Aim: Filter out everything except lines holding "chart".

Provided data:
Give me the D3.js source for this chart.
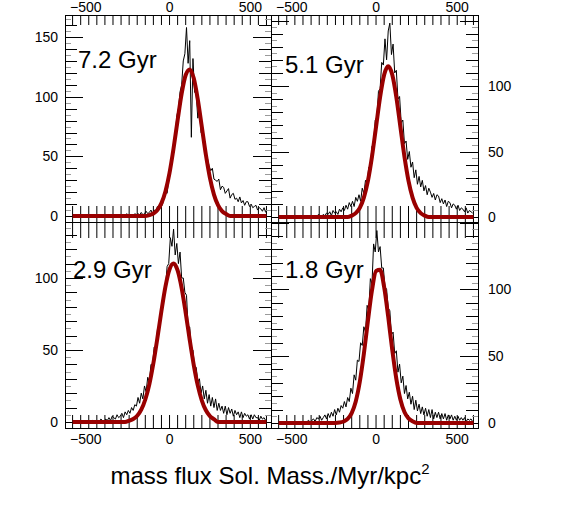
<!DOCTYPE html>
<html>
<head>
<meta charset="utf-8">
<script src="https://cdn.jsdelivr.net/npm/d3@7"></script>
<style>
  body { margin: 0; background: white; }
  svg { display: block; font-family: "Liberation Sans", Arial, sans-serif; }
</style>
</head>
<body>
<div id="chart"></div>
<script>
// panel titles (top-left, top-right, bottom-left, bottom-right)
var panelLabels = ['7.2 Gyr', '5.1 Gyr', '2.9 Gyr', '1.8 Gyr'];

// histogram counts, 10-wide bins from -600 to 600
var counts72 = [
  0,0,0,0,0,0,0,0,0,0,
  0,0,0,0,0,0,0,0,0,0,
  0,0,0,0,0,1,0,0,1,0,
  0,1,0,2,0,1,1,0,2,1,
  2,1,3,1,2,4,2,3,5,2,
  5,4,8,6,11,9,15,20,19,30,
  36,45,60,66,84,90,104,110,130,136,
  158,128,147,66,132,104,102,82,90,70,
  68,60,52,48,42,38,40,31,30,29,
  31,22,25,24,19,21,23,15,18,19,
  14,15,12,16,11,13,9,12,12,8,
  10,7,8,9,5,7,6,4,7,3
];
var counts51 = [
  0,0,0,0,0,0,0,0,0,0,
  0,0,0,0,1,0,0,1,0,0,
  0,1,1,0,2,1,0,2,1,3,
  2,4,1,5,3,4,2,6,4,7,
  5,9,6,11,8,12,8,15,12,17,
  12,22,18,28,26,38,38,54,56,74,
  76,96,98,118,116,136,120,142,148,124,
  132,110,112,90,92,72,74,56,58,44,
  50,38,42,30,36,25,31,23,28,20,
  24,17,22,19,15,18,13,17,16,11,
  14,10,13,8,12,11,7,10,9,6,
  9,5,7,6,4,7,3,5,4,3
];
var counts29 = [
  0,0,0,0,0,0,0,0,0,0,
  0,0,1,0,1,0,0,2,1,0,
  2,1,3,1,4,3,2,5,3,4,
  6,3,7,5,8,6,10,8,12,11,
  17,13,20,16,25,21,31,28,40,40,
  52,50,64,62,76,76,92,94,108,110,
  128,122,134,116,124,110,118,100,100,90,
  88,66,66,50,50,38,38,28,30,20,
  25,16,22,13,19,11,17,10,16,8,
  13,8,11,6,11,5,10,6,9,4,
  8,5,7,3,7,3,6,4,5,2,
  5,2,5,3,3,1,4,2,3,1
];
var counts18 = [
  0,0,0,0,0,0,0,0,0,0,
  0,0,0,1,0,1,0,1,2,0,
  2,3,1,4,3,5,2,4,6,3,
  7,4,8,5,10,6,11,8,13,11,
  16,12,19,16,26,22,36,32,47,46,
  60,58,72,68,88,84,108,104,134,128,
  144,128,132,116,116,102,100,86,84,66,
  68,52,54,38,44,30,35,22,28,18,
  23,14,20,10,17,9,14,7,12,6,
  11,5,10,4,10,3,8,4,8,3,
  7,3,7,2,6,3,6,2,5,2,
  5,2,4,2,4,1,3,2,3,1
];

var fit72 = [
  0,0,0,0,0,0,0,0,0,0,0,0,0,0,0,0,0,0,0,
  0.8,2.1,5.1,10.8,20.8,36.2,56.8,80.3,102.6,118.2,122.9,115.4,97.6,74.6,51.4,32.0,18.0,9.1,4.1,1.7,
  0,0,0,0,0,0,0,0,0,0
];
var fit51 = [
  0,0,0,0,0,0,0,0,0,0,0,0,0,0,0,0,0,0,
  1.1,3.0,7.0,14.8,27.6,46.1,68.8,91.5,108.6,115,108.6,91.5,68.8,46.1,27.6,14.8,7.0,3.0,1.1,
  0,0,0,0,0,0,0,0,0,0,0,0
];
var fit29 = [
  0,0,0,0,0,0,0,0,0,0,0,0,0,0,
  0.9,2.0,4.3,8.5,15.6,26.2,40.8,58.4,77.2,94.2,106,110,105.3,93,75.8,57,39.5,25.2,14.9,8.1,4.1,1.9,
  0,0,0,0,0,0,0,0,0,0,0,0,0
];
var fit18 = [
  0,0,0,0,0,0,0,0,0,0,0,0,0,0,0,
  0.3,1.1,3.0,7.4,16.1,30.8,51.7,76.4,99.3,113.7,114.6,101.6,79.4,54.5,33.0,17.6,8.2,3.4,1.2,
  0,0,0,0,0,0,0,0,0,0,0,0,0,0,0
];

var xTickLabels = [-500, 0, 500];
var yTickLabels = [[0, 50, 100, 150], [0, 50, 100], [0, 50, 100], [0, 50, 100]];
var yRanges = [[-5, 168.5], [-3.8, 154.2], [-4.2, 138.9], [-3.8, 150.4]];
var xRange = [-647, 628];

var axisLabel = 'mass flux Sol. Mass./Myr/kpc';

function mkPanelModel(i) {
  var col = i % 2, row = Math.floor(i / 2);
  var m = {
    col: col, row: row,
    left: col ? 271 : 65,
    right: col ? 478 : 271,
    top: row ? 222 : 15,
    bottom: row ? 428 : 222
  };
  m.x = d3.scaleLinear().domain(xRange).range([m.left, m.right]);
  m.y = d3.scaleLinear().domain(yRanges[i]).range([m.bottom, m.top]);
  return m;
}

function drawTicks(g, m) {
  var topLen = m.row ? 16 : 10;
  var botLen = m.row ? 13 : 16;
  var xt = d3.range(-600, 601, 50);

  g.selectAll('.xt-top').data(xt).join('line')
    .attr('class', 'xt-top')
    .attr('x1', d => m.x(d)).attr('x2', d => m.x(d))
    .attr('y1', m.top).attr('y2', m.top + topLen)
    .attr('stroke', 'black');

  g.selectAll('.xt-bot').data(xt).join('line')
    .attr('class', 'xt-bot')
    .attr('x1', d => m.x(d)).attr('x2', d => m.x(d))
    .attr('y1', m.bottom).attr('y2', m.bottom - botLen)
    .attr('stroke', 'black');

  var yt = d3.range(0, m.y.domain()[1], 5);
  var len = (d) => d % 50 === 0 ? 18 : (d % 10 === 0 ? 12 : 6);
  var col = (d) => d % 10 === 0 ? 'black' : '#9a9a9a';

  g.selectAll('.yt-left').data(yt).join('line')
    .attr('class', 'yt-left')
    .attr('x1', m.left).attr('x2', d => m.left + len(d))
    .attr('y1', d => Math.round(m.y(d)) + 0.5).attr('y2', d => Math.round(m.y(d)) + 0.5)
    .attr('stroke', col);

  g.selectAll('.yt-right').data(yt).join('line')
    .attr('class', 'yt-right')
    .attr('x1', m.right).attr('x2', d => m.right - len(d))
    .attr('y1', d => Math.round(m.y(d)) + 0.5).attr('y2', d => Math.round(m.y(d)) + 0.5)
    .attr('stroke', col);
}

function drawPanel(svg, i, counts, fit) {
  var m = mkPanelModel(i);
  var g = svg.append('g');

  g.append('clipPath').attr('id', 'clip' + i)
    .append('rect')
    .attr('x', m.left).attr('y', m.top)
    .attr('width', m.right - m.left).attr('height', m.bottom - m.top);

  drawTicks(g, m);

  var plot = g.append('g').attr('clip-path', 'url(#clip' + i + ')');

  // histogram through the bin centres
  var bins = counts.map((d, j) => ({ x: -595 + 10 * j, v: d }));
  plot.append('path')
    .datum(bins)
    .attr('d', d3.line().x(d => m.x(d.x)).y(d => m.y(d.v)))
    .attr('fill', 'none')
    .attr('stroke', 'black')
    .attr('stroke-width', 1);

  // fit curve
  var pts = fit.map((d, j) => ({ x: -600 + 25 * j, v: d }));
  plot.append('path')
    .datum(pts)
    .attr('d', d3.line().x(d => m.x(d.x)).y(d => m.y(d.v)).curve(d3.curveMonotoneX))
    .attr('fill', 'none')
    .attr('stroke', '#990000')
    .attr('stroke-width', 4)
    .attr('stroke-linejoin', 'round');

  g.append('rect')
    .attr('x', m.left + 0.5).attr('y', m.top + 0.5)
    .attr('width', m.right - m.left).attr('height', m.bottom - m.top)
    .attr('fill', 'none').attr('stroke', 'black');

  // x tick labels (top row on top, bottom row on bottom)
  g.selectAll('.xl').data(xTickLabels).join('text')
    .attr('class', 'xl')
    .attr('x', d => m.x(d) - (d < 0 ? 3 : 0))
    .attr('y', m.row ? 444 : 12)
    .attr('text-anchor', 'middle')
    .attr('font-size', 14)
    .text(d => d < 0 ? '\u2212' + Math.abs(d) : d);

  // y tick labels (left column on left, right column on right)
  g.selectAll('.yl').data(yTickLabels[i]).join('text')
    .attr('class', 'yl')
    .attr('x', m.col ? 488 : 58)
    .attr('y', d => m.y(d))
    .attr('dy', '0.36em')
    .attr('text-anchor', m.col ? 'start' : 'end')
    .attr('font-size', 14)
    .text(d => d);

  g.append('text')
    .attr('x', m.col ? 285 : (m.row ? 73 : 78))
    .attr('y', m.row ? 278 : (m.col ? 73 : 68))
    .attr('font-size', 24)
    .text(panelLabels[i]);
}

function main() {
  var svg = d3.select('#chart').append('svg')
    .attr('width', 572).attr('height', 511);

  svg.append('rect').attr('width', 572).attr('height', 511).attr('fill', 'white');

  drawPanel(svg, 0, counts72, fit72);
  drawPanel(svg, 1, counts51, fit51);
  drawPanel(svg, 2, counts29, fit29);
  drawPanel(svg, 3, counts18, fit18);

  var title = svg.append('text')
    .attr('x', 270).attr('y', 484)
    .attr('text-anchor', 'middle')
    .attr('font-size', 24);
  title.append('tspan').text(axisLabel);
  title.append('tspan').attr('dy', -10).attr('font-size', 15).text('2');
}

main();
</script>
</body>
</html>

Final result:
Give me the D3.js source for this chart.
<div id="chart"></div>
  var svg = d3.select('#chart').append('svg')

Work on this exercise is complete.